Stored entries
------------------------------------------------
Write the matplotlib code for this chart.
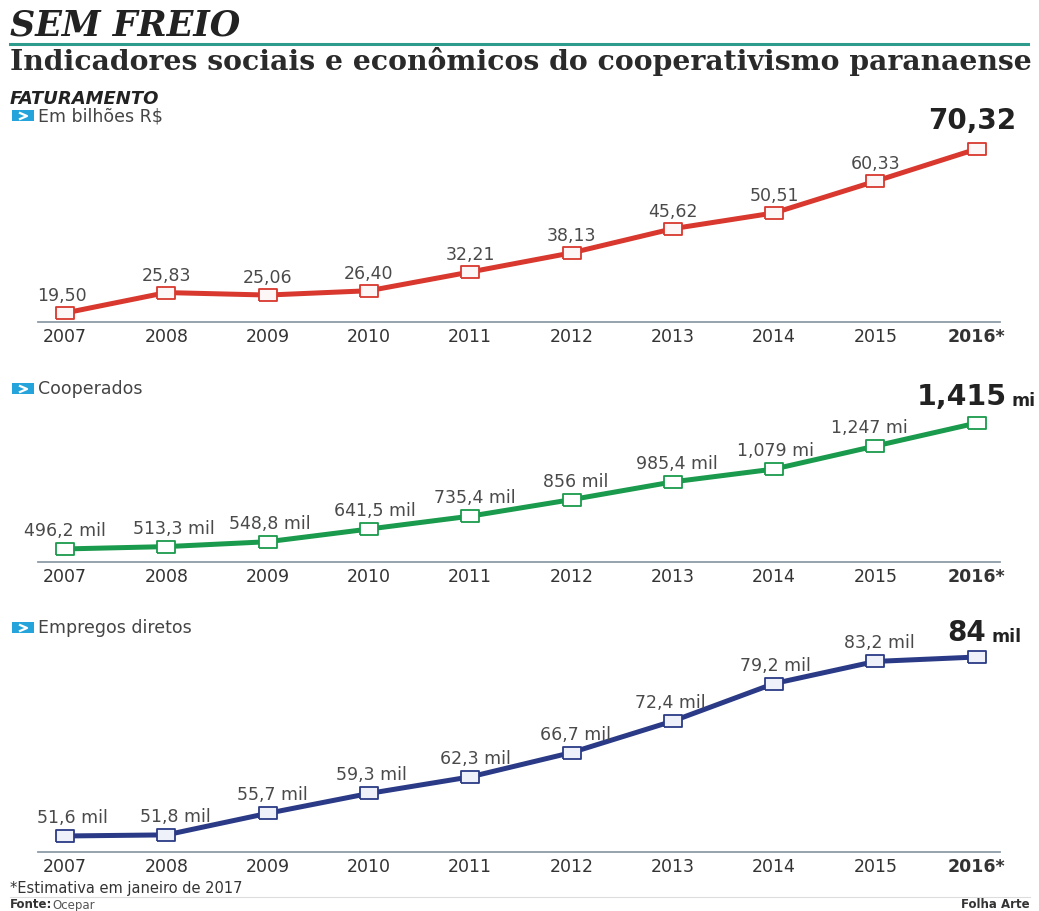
import matplotlib
matplotlib.use("Agg")
import matplotlib.pyplot as plt
from matplotlib.patches import Rectangle
from matplotlib.lines import Line2D

# ---------------- data ----------------
years = [2007, 2008, 2009, 2010, 2011, 2012, 2013, 2014, 2015, 2016]
year_labels = ["2007", "2008", "2009", "2010", "2011", "2012", "2013", "2014", "2015", "2016*"]

faturamento = [19.50, 25.83, 25.06, 26.40, 32.21, 38.13, 45.62, 50.51, 60.33, 70.32]
faturamento_labels = ["19,50", "25,83", "25,06", "26,40", "32,21", "38,13", "45,62", "50,51", "60,33"]
faturamento_last = "70,32"

cooperados = [496.2, 513.3, 548.8, 641.5, 735.4, 856.0, 985.4, 1079.0, 1247.0, 1415.0]  # mil
cooperados_labels = ["496,2 mil", "513,3 mil", "548,8 mil", "641,5 mil", "735,4 mil",
                     "856 mil", "985,4 mil", "1,079 mi", "1,247 mi"]
cooperados_last = ("1,415", "mi")

empregos = [51.6, 51.8, 55.7, 59.3, 62.3, 66.7, 72.4, 79.2, 83.2, 84.0]  # mil
empregos_labels = ["51,6 mil", "51,8 mil", "55,7 mil", "59,3 mil", "62,3 mil",
                   "66,7 mil", "72,4 mil", "79,2 mil", "83,2 mil"]
empregos_last = ("84", "mil")

# ---------------- figure ----------------
W, H = 1039, 911
fig = plt.figure(figsize=(W / 100, H / 100), dpi=100)
fig.patch.set_facecolor("white")


def fx(px):
    return px / W


def fy(py):
    return 1 - py / H


def fit_text(x, y, s, target_w, **kw):
    t = fig.text(x, y, s, **kw)
    r = fig.canvas.get_renderer()
    w = t.get_window_extent(r).width
    t.set_fontsize(t.get_fontsize() * target_w / w)
    return t


# header
fit_text(fx(10), fy(36), "SEM FREIO", 230, family="DejaVu Serif", fontsize=20,
         fontweight="bold", style="italic", color="#222222", va="baseline")
fig.add_artist(Line2D([fx(10), fx(1028)], [fy(44), fy(44)], color="#2e9c8c", lw=2.2))
fit_text(fx(10), fy(70), "Indicadores sociais e econômicos do cooperativismo paranaense", 1018,
         family="DejaVu Serif", fontsize=16, fontweight="bold", color="#2a2a2a", va="baseline")
fig.text(fx(10), fy(99), "FATURAMENTO", family="DejaVu Sans", fontsize=13,
         fontweight="bold", style="italic", color="#222222", va="center")


def icon(py, label):
    fig.add_artist(Rectangle((fx(12), fy(py + 5)), 22 / W, 11 / H, transform=fig.transFigure,
                             facecolor="#25a4dc", edgecolor="none"))
    fig.add_artist(Line2D([fx(20), fx(27), fx(20)], [fy(py - 3), fy(py), fy(py + 3)],
                          color="white", lw=1.6))
    fig.text(fx(38), fy(py), label, family="DejaVu Sans", fontsize=12.5,
             color="#444444", va="center")


icon(116, "Em bilhões R$")
icon(389, "Cooperados")
icon(628, "Empregos diretos")

# marker shape: wide rectangle
rect_marker = [(-1.5, -1), (1.5, -1), (1.5, 1), (-1.5, 1), (-1.5, -1)]


def panel(top_px, base_px, ylim, values, labels, color, face, lab_off, lab_dx):
    ax = fig.add_axes([fx(38), fy(base_px), (1000 - 38) / W, (base_px - top_px) / H])
    ax.set_xlim(2006.733, 2016.230)
    ax.set_ylim(*ylim)
    ax.plot(years, values, color=color, lw=3.6, solid_joinstyle="round", zorder=2, clip_on=False)
    ax.plot(years, values, linestyle="none", marker=rect_marker, markersize=13,
            markerfacecolor=face, markeredgecolor=color, markeredgewidth=1.3, zorder=3,
            clip_on=False)
    for yr, v, lab, dx in zip(years[:-1], values[:-1], labels, lab_dx):
        ax.annotate(lab, (yr, v), xytext=(dx, lab_off), textcoords="offset pixels",
                    ha="center", va="bottom", fontsize=12.5, color="#4a4a4a",
                    annotation_clip=False)
    for s in ("top", "left", "right"):
        ax.spines[s].set_visible(False)
    ax.spines["bottom"].set_color("#8d9ba6")
    ax.spines["bottom"].set_linewidth(1.3)
    ax.set_yticks([])
    ax.set_xticks(years)
    ax.set_xticklabels(year_labels, fontsize=12.5, color="#333333")
    ax.get_xticklabels()[-1].set_fontweight("bold")
    ax.tick_params(axis="x", length=0, pad=4.5)
    ax.patch.set_alpha(0)
    return ax


ax1 = panel(100, 322, (16.71, 85.5), faturamento, faturamento_labels, "#d8382e", "#fdf6f6",
            8, [-3, 0, 0, 0, 0, 0, 0, 0, 0])
ax1.annotate(faturamento_last, (years[-1], faturamento[-1]), xytext=(-5, 14),
             textcoords="offset pixels", ha="center", va="bottom", fontsize=20,
             fontweight="bold", color="#222222", annotation_clip=False)

ax2 = panel(380, 562, (401.0, 1728.5), cooperados, cooperados_labels, "#1a9a4c", "#ffffff",
            9, [0, 8, 2, 6, 5, 4, 4, 1, -6])
ax2.annotate(cooperados_last[0], (years[-1], cooperados[-1]), xytext=(-15, 12),
             textcoords="offset pixels", ha="center", va="bottom", fontsize=20.5,
             fontweight="bold", color="#222222", annotation_clip=False)
ax2.annotate(cooperados_last[1], (years[-1], cooperados[-1]), xytext=(35, 13),
             textcoords="offset pixels", ha="left", va="bottom", fontsize=12.5,
             fontweight="bold", color="#222222", annotation_clip=False)

ax3 = panel(620, 852, (48.70, 90.7), empregos, empregos_labels, "#2b3a86", "#eef0fa",
            9, [7, 9, 5, 3, 5, 4, -3, 1, 4])
ax3.annotate(empregos_last[0], (years[-1], empregos[-1]), xytext=(-10, 10),
             textcoords="offset pixels", ha="center", va="bottom", fontsize=20,
             fontweight="bold", color="#222222", annotation_clip=False)
ax3.annotate(empregos_last[1], (years[-1], empregos[-1]), xytext=(15, 11),
             textcoords="offset pixels", ha="left", va="bottom", fontsize=12.5,
             fontweight="bold", color="#222222", annotation_clip=False)

# footer
fig.text(fx(10), fy(888), "*Estimativa em janeiro de 2017", fontsize=10.5, color="#333333",
         va="center")
fig.add_artist(Line2D([fx(10), fx(1030)], [fy(897), fy(897)], color="#dddddd", lw=0.8))
fig.text(fx(10), fy(905), "Fonte:", fontsize=8.5, fontweight="bold", color="#333333",
         va="center")
fig.text(fx(52), fy(905), "Ocepar", fontsize=8.5, color="#555555", va="center")
fig.text(fx(1030), fy(905), "Folha Arte", fontsize=8.5, fontweight="bold", color="#333333",
         va="center", ha="right")

fig.savefig("out.png", dpi=100, facecolor="white")
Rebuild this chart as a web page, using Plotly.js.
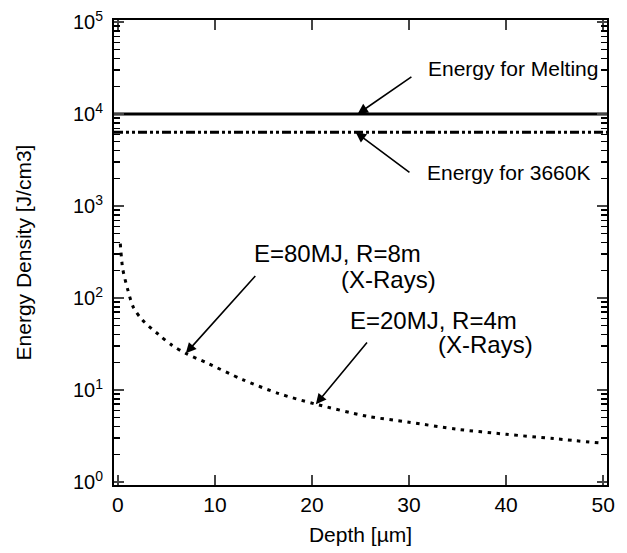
<!DOCTYPE html>
<html>
<head>
<meta charset="utf-8">
<script src="https://cdn.plot.ly/plotly-3.0.1.min.js"></script>
<style>html,body{margin:0;padding:0;background:#fff;}#chart{width:627px;height:553px;}</style>
</head>
<body>
<div id="chart"></div>
<script>
// Depth [µm] and energy density [J/cm3] of the X-ray curve
const depth = [0.25, 0.5, 1.0, 1.6, 2.5, 4.2, 5.6, 7.0, 9.2, 12.9, 16.5, 20.2, 25.6, 30, 34.9, 40, 44.9, 49.7];
const energyXray = [390, 208, 125, 79, 58, 40, 30.5, 25, 19.6, 12.9, 9.2, 7.1, 5.2, 4.46, 3.75, 3.3, 2.96, 2.65];
const lineX = [-0.4, 50.4];
const meltingLevel = [10000, 10000];
const level3660K = [6350, 6350];
const yTickVals = [1, 10, 100, 1000, 10000, 100000];
const yTickText = ['10<sup>0</sup>', '10<sup>1</sup>', '10<sup>2</sup>', '10<sup>3</sup>', '10<sup>4</sup>', '10<sup>5</sup>'];
const xTickVals = [0, 10, 20, 30, 40, 50];

const minorY = [];
for (let d = 0; d < 5; d++) for (let m = 2; m <= 9; m++) minorY.push(m * Math.pow(10, d));

const L = Math.log10;
const traces = [
  {x: lineX, y: meltingLevel, mode: 'lines', line: {color: '#000', width: 3}, hoverinfo: 'skip'},
  {x: lineX, y: level3660K, mode: 'lines', line: {color: '#000', width: 3, dash: '9px,3px,3px,3px,3px,3px'}, hoverinfo: 'skip'},
  {x: depth, y: energyXray, mode: 'lines', line: {color: '#000', width: 3, dash: '3.5px,5.5px', shape: 'spline', smoothing: 0.8}, hoverinfo: 'skip'}
];

const FAM = 'Liberation Sans, Arial, sans-serif';
const fontE = {family: FAM, size: 21, color: '#000'};
const fontR = {family: FAM, size: 24, color: '#000'};
function txt(x, y, t, f) {
  return {x: x, y: L(y), xref: 'x', yref: 'y', text: t, showarrow: false, xanchor: 'left', yanchor: 'middle', font: f};
}
function arr(x0, y0, x1, y1) {
  return {x: x1, y: L(y1), ax: x0, ay: L(y0), xref: 'x', yref: 'y', axref: 'x', ayref: 'y', text: '', showarrow: true,
    arrowhead: 2, arrowsize: 1.3, arrowwidth: 1.6, arrowcolor: '#000', standoff: 0, startstandoff: 0};
}

const layout = {
  width: 627, height: 553,
  margin: {l: 114, r: 20, t: 20, b: 68},
  paper_bgcolor: '#fff', plot_bgcolor: '#fff',
  showlegend: false,
  font: {family: FAM, size: 21, color: '#000'},
  xaxis: {
    range: [-0.4, 50.4], tickmode: 'array', tickvals: xTickVals, ticks: 'inside', ticklen: 10, tickwidth: 2,
    showline: true, linewidth: 2, linecolor: '#000', mirror: 'ticks', showgrid: false, zeroline: false,
    tickfont: {family: FAM, size: 21, color: '#000'},
    title: {text: 'Depth [µm]', font: {family: FAM, size: 21, color: '#000'}, standoff: 12}
  },
  yaxis: {
    type: 'log', range: [-0.033, 5.022], tickmode: 'array', tickvals: yTickVals, ticktext: yTickText,
    ticks: 'inside', ticklen: 10, tickwidth: 2, ticklabelstandoff: 5,
    minor: {tickmode: 'array', tickvals: minorY, ticks: 'inside', ticklen: 6, tickwidth: 1.5, tickcolor: '#000'},
    showline: true, linewidth: 2, linecolor: '#000', mirror: 'ticks', showgrid: false, zeroline: false,
    tickfont: {family: FAM, size: 20, color: '#000'},
    title: {text: 'Energy Density [J/cm3]', font: {family: FAM, size: 21, color: '#000'}, standoff: 36}
  },
  annotations: [
    txt(31.8, 31000, 'Energy for Melting', fontE),
    arr(30.4, 26000, 24.7, 10000),
    txt(31.6, 2310, 'Energy for 3660K', fontE),
    arr(30.2, 2250, 24.5, 6350),
    txt(13.8, 305, 'E=80MJ, R=8m', fontR),
    txt(22.8, 158, '(X-Rays)', fontR),
    arr(14.3, 180, 7.0, 25),
    txt(23.7, 57, 'E=20MJ, R=4m', fontR),
    txt(32.8, 31, '(X-Rays)', fontR),
    arr(25.8, 34, 20.4, 7.0)
  ]
};

Plotly.newPlot('chart', traces, layout, {staticPlot: true, displayModeBar: false});
</script>
</body>
</html>
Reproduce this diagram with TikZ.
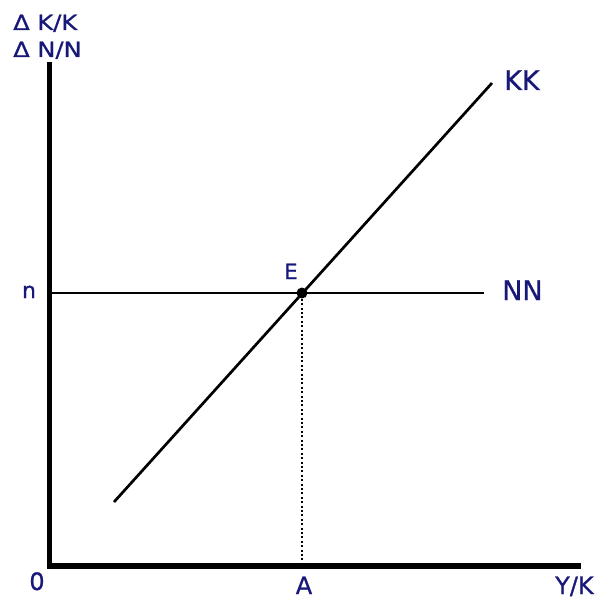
\documentclass[tikz,border=0pt]{standalone}
\usepackage{fontspec}
\setmainfont[FakeBold=0.8]{DejaVu Sans}
\definecolor{labnavy}{RGB}{24,24,120}
\begin{document}
\begin{tikzpicture}[x=1pt,y=-1pt,
  axisline/.style={line width=5.5pt,black,line cap=butt},
  curveline/.style={line width=2.7pt,black},
  guide/.style={line width=2.2pt,black,dash pattern=on 2pt off 2.4pt},
  lab/.style={text=labnavy,inner sep=0pt,anchor=base},
  bigfont/.style={font=\fontsize{27}{27}\selectfont},
  midfont/.style={font=\fontsize{24}{24}\selectfont},
  smallfont/.style={font=\fontsize{21}{21}\selectfont}]
\useasboundingbox (0,0) rectangle (599,599);
% coordinates
\coordinate (O) at (49.5,566);
\coordinate (ytop) at (49.5,62);
\coordinate (xend) at (581,566);
\coordinate (nstart) at (49.5,293);
\coordinate (nend) at (484,293);
\coordinate (kstart) at (114,502);
\coordinate (kend) at (492,83);
\coordinate (Abot) at (302,566);
% axes
\draw[axisline] (ytop) -- (O) -- (xend);
% curves
\draw[curveline] (nstart) -- (nend);
\draw[curveline] (kstart) -- (kend);
\node[circle,fill=black,inner sep=0pt,minimum size=11pt] (E) at (302,293) {};
\draw[guide] (E) -- (Abot);
% labels
\node[lab,smallfont,anchor=base west,xscale=1.15] (lk) at (13,30) {Δ K/K};
\node[lab,smallfont,anchor=base west,xscale=1.15] (ln) at (13,57) {Δ N/N};
\node[lab,bigfont,anchor=base west] (lKK) at (504,90) {KK};
\node[lab,bigfont,anchor=base west] (lNN) at (502,300) {NN};
\node[lab,font=\fontsize{21}{21}\selectfont] (lE) at (291,279) {E};
\node[lab,font=\fontsize{22}{22}\selectfont] (lnn) at (29,298) {n};
\node[lab,midfont] (l0) at (37,590) {0};
\node[lab,midfont] (lA) at (304,594) {A};
\node[lab,font=\fontsize{24}{24}\selectfont,anchor=base west] (lYK) at (555,594) {Y/K};
\end{tikzpicture}
\end{document}
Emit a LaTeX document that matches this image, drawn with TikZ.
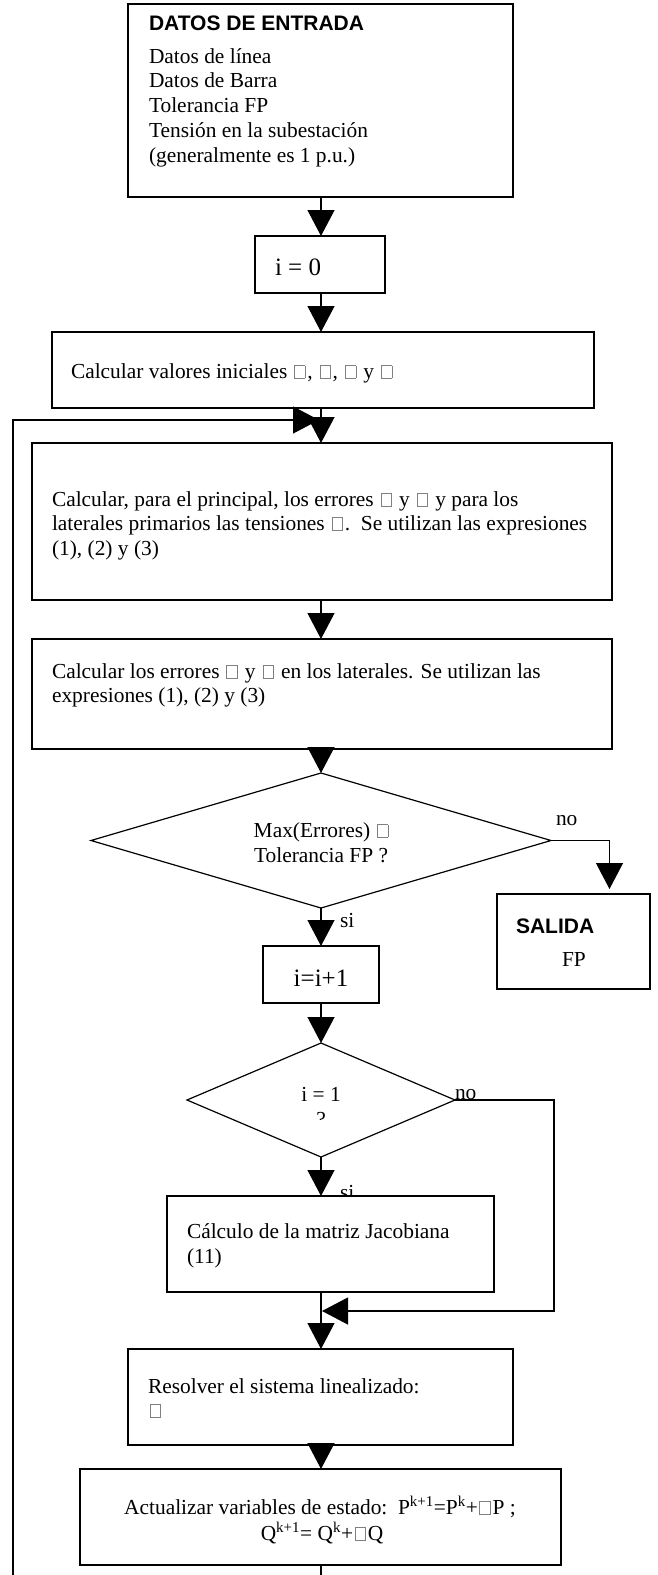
\documentclass[tikz,border=0pt]{standalone}
\usepackage{fontspec}
\setmainfont{Liberation Serif}
\newfontfamily\arialfont{Liberation Sans}
\usetikzlibrary{arrows.meta,shapes.geometric}
\newcommand{\gbx}{\hspace{1.5pt}{\color{gray}\fboxsep=0pt\fboxrule=0.6pt\fbox{\rule{0pt}{12pt}\hspace{10pt}}}\hspace{2pt}}
\begin{document}
\begin{tikzpicture}[x=1pt,y=-1pt,line width=1.2pt,
  box/.style={draw,rectangle,inner sep=0pt,outer sep=0pt,fill=white},
  dia/.style={draw,diamond,inner sep=0pt,outer sep=0pt,fill=white},
  txt/.style={inner sep=0pt,outer sep=0pt,font=\fontsize{21.4pt}{25pt}\selectfont},
  bigtxt/.style={inner sep=0pt,outer sep=0pt,font=\fontsize{25pt}{29pt}\selectfont},
  hd/.style={inner sep=0pt,outer sep=0pt,font=\fontsize{21pt}{25pt}\selectfont\arialfont\bfseries},
  arr/.style={-{Triangle[width=27pt,length=26pt]}}]
\useasboundingbox (0,0) rectangle (657,1575);
\coordinate (ax) at (321,0);
% boxes
\node[box,minimum width=385pt,minimum height=193pt] (in) at (320.5,100.5) {};
\node[box,minimum width=130pt,minimum height=57pt] (i0) at (320,264.5) {};
\node[box,minimum width=542pt,minimum height=76pt] (init) at (323,370) {};
\node[box,minimum width=580pt,minimum height=157pt] (b3) at (322,521.5) {};
\node[box,minimum width=580pt,minimum height=110pt] (b4) at (322,694) {};
\node[dia,minimum width=460pt,minimum height=135pt] (d1) at (321,840.5) {};
\node[box,minimum width=153pt,minimum height=95pt] (sal) at (573.5,941.5) {};
\node[box,minimum width=116pt,minimum height=57pt] (inc) at (321,974.5) {};
\node[dia,minimum width=268pt,minimum height=114pt] (d2) at (321,1100) {};
\node[txt,anchor=base west] (si2) at (340,1199) {si};
\node[box,minimum width=327pt,minimum height=96pt] (jac) at (330.5,1244) {};
\node[box,minimum width=385pt,minimum height=96pt] (res) at (320.5,1397) {};
\node[box,minimum width=481pt,minimum height=96pt] (act) at (320.5,1517) {};
% texts
\node[hd,anchor=base west] (t0) at (149,30) {DATOS DE ENTRADA};
\node[txt,anchor=base west] (t1) at (149,63) {Datos de línea};
\node[txt,anchor=base west] (t2) at (149,87) {Datos de Barra};
\node[txt,anchor=base west] (t3) at (149,112) {Tolerancia FP};
\node[txt,anchor=base west] (t4) at (149,137) {Tensión en la subestación};
\node[txt,anchor=base west] (t5) at (149,162) {(generalmente es 1 p.u.)};
\node[bigtxt,anchor=base west] (ti0) at (275,275) {i = 0};
\node[txt,anchor=base west] (tinit) at (71,378) {Calcular valores iniciales \gbx, \gbx, \gbx\ y \gbx};
\node[txt,anchor=base west] (tb31) at (52,506) {Calcular, para el principal, los errores \gbx\ y \gbx\ y para los};
\node[txt,anchor=base west] (tb32) at (52,530) {laterales primarios las tensiones \gbx.\ \ Se utilizan las expresiones};
\node[txt,anchor=base west] (tb33) at (52,555) {(1), (2) y (3)};
\node[txt,anchor=base west] (tb41) at (52,678) {Calcular los errores \gbx\ y \gbx\ en los laterales. Se utilizan las};
\node[txt,anchor=base west] (tb42) at (52,702) {expresiones (1), (2) y (3)};
\node[txt,anchor=base] (td11) at (321,837) {Max(Errores) \gbx};
\node[txt,anchor=base] (td12) at (321,862) {Tolerancia FP ?};
\node[txt,anchor=base west] (no1) at (556,825) {no};
\node[txt,anchor=base west] (si1) at (340,927) {si};
\node[hd,anchor=base west] (tsal) at (516,933) {SALIDA};
\node[txt,anchor=base west] (tfp) at (562,966) {FP};
\node[bigtxt,anchor=base] (tinc) at (321,986) {i=i+1};
\node[txt,anchor=base] (td21) at (321,1101) {i = 1};
\begin{scope}
\clip (250,1100) rectangle (400,1119);
\node[txt,anchor=base] (td22) at (321,1126) {?};
\end{scope}
\node[txt,anchor=base west] (no2) at (455,1099) {no};
\node[txt,anchor=base west] (tj1) at (187,1238) {Cálculo de la matriz Jacobiana};
\node[txt,anchor=base west] (tj2) at (187,1263) {(11)};
\node[txt,anchor=base west] (tr1) at (148,1393) {Resolver el sistema linealizado:};
\node[txt,anchor=base west] (tr2) at (148,1417) {\gbx};
\node[txt,anchor=base] (ta1) at (320,1514) {Actualizar variables de estado:\ \ P\textsuperscript{k+1}=P\textsuperscript{k}+\gbx P ;};
\node[txt,anchor=base] (ta2) at (322,1540) {Q\textsuperscript{k+1}= Q\textsuperscript{k}+\gbx Q};
% connectors
\draw[arr] (in.south -| ax) -- (i0.north -| ax);
\draw[arr] (i0.south -| ax) -- (init.north -| ax);
\draw[arr] (init.south -| ax) -- (b3.north -| ax);
\draw[arr] (b3.south -| ax) -- (b4.north -| ax);
\draw[arr] (b4.south -| ax) -- (d1.north);
\coordinate (nox) at (609.5,0);
\draw[arr,shorten >=5pt] (d1.east) -| (sal.north -| nox);
\draw[arr] (d1.south) -- (inc.north -| ax);
\draw[arr] (inc.south -| ax) -- (d2.north);
\draw[arr] (d2.south) -- (jac.north -| ax);
\draw[arr] (jac.south -| ax) -- (res.north -| ax);
\coordinate (nor) at (554,1311);
\coordinate (join) at (322,1311);
\draw[arr] (d2.east) -| (nor) -- (join);
\draw[arr] (res.south -| ax) -- (act.north -| ax);
\coordinate (lp1) at (321,1590);
\coordinate (lp2) at (13,1590);
\coordinate (lp3) at (13,420);
\coordinate (lp4) at (319,420);
\draw[arr] (act.south -| ax) -- (lp1) -- (lp2) -- (lp3) -- (lp4);
\end{tikzpicture}
\end{document}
------------------------------------------------
▶ **Task instructions**
Find the string "with" in the listing and return every line that holds it.

▶ **Solution to the exercise**
Reproduce this diagram with TikZ.
Emit a LaTeX document that matches this image, drawn with TikZ.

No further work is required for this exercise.